Looking through these files it looks like I have all sorts of places to probe around…

okay, i wasn’t specific enough ;
in /boot/extlinux/extlinux.conf you should have line
ftd /some-name.dtb

and this file is your “current in use”
nevertheless i’ll take a look at attached sources.

syntax differs much from mine, but according to first attached file, all SPI lines are disabled.
they surely can be enabled but i am too wimpy in terms of DTS understanding that writing new rule is way too much for me.
for now at least :wink:

I appreciate the help, I’m way inexperienced with Linux at this level.

I don’t have a /boot/extlinux directory, and no *.conf file in /boot at all.

My guess is the config is somehow modified by the overlays, which are specified in /boot/firmware/config.txt

Guess that differences between Risc-v and AArch64 are way bigger than i tought.

Well, at least at the end of the day you’ve ended up with working I2C :wink:

Yep, I absolutely have i2c and USB done, that’s 3 of the 5 things I wanted to add to my uConsole. Not a bad ratio actually…

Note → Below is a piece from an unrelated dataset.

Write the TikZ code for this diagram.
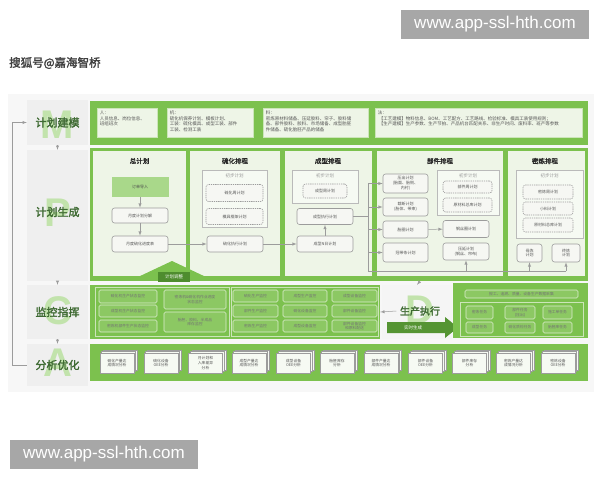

I haven’t given up on SPI yet. Right now it’s enabled, and I have a spidev4.0 in /dev… so it’s there somewhere…

I guess at this point you should treat your µConsole more like RPI than distinct device in fancy shell.

this dtcoverlay rings me a bell, and given that in “base DT” all spidevs are disabled makes perfect sense to enable them via overlaying another tree’s branch over “main”.

Go with raspi-config command or directly messing with /boot/config.txt
In the worst case scenario you’ll end up with µSD card that needs to be edited in some external device.